Opinión

Huidas

Antaño, se recolectaban donativos para los llamados «niños del Domund». En los colegios, los críos españoles cedíamos nuestro pequeño peculio semanal –entonces, dar un modesto estipendio a los hijos aún no estaba conceptuado como «pagar en dinero negro» ni reprobado legalmente–. Esas monedas que los escolares aportábamos con esfuerzo, daban mucho de sí en África. Yo me emocionaba pensando que, con mi paga, tan magra, podía apadrinar y mantener durante todo un año a un niño de mi edad que vivía en el hemisferio Sur del globo y no había tenido suerte. Si lograba sobrevivir a las enfermedades, las fieras salvajes y los desastres naturales, aquel chaval comería gracias a mis ahorros.
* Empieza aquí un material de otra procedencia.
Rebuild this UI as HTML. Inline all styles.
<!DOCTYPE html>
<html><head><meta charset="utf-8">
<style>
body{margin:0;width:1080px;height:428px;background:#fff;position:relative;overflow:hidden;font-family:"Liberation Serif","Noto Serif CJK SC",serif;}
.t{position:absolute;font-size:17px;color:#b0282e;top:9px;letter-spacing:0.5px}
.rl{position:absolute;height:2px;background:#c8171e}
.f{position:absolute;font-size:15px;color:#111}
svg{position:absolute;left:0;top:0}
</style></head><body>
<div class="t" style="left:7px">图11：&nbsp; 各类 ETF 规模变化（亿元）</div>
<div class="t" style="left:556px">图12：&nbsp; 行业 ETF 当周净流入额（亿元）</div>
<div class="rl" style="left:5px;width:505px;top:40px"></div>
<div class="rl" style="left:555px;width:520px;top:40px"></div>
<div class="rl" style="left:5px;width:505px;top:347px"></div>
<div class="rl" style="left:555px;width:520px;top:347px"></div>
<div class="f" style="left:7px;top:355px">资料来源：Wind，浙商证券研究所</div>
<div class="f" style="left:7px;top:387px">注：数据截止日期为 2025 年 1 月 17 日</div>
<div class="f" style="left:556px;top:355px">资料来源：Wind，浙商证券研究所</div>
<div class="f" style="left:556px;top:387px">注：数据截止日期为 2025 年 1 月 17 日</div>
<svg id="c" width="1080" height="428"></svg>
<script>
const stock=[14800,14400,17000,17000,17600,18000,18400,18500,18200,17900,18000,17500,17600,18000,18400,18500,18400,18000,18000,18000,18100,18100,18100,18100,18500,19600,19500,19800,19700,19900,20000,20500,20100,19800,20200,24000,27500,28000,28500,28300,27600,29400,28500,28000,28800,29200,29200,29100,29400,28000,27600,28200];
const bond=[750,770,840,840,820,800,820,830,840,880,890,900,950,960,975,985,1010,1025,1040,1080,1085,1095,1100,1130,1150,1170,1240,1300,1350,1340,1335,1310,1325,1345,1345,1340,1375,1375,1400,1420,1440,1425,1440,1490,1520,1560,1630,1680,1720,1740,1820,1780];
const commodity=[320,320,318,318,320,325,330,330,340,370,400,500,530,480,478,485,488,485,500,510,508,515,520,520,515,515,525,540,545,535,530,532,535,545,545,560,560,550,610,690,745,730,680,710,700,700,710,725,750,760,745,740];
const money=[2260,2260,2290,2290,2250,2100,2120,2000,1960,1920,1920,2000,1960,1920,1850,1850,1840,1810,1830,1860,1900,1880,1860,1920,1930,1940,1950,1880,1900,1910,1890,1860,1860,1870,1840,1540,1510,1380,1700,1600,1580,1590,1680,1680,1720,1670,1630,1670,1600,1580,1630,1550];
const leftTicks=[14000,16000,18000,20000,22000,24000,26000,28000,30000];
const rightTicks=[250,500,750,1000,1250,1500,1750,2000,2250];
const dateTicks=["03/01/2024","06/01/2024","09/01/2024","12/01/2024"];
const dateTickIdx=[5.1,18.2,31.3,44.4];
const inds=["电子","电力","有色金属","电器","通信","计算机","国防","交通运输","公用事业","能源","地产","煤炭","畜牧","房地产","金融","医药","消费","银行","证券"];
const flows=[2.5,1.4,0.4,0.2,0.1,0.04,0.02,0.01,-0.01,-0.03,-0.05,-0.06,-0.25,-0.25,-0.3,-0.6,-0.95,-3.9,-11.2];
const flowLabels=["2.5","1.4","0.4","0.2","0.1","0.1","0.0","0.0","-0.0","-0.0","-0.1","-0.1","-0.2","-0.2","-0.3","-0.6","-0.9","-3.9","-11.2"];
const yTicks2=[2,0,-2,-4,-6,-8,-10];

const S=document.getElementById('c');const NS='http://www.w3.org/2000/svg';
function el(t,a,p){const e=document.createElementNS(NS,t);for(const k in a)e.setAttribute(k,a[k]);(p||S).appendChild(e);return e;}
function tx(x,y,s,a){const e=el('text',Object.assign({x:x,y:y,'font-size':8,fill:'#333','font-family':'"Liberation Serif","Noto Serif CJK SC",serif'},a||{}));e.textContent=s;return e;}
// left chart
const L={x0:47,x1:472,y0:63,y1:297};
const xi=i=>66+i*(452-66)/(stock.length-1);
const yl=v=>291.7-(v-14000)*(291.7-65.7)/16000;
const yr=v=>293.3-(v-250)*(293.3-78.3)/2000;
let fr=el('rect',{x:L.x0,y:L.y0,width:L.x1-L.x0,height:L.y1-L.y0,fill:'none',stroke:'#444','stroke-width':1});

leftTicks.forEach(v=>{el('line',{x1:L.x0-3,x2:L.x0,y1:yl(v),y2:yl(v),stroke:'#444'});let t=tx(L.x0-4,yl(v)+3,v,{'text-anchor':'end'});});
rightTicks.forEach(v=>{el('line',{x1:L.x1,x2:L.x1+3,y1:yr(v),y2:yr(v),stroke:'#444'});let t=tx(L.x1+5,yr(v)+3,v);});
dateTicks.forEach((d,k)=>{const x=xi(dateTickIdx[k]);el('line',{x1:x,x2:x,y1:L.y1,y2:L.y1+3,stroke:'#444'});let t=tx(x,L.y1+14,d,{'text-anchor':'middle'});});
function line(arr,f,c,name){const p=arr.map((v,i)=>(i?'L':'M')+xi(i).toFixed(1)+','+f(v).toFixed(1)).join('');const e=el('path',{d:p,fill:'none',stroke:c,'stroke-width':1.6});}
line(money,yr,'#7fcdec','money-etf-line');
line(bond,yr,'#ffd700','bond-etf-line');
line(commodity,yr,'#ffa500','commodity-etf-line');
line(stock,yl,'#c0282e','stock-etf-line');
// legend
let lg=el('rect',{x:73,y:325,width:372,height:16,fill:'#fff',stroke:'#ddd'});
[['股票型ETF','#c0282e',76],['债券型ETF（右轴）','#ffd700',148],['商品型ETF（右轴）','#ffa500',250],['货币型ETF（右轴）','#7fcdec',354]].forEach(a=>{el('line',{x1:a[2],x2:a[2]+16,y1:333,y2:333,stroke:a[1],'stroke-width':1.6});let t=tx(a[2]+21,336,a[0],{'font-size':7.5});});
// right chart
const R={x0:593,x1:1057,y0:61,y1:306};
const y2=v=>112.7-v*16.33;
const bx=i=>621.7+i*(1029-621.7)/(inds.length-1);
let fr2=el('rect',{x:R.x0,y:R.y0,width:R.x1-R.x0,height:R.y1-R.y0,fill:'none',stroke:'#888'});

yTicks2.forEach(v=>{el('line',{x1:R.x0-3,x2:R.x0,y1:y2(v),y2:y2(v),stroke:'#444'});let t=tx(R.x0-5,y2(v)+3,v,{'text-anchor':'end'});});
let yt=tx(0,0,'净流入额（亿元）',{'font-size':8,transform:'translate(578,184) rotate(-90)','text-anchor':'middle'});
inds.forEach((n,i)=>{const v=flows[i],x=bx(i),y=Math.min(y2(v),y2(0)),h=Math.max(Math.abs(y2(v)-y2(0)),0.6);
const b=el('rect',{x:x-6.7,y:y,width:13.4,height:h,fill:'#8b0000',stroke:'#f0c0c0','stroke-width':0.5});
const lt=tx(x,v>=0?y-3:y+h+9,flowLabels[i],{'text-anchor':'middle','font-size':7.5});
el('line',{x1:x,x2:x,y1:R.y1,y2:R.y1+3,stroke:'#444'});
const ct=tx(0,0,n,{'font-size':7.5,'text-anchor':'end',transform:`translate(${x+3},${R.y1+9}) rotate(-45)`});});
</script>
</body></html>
Apadriné a varios niños mientras cursaba EGB. A veces, casi reventaba de un orgullo tan ingenuo como irracional, pensando que yo solita estaba «salvando» a una parte sensible del continente tristemente arrasado por el hambre, la guerra, el colonialismo, la brutalidad y la estupidez: África. La majestuosa, misteriosa, rezagada, fascinante, pobre y rica África. Los niños africanos de mi infancia no crecían, no vivían lo suficiente para convertirse en jóvenes fuertes que una mañana decidían migrar hacia Europa. Aquellas criaturas se morían sobre el suelo que las vio nacer, consumidas por moscas venenosas, exhibiendo unas grandes barrigas hinchadas –de hambre, vacío y enfermedad, no de comida–, mientras sus madres las miraban con la tristeza oscura de sus ojos hecha un mar existencial de lágrimas secas. Hoy, recordando a los niños africanos de entonces, cuesta imaginar que, pese a todo, el hambre se ha reducido en África de manera prodigiosa. Por fortuna. Ahora, las sequías y el cambio climático siegan vidas africanas, pero ya no tantas como hace unas décadas. Los jóvenes migrantes que llegan a Algeciras o Lampedusa, casi todos hombres, son robustos, y han logrado convertirse en adultos. A cambio, tienen guerra, violentos tribalismos y un miedo espantoso a morir y ser torturados de forma tan banal como no se conocía desde los nazis; tienen inseguridad estructural y a los sucios asesinos de Boko Haram. Pero creo que, igual que en pocas décadas se pudo erradicar el hambre implacable de África, se puede acabar con el asesinato, la tortura, la ferocidad consuetudinaria, la sangrienta arbitrariedad, la atrocidad institucionalizada... O, al menos, intentarlo.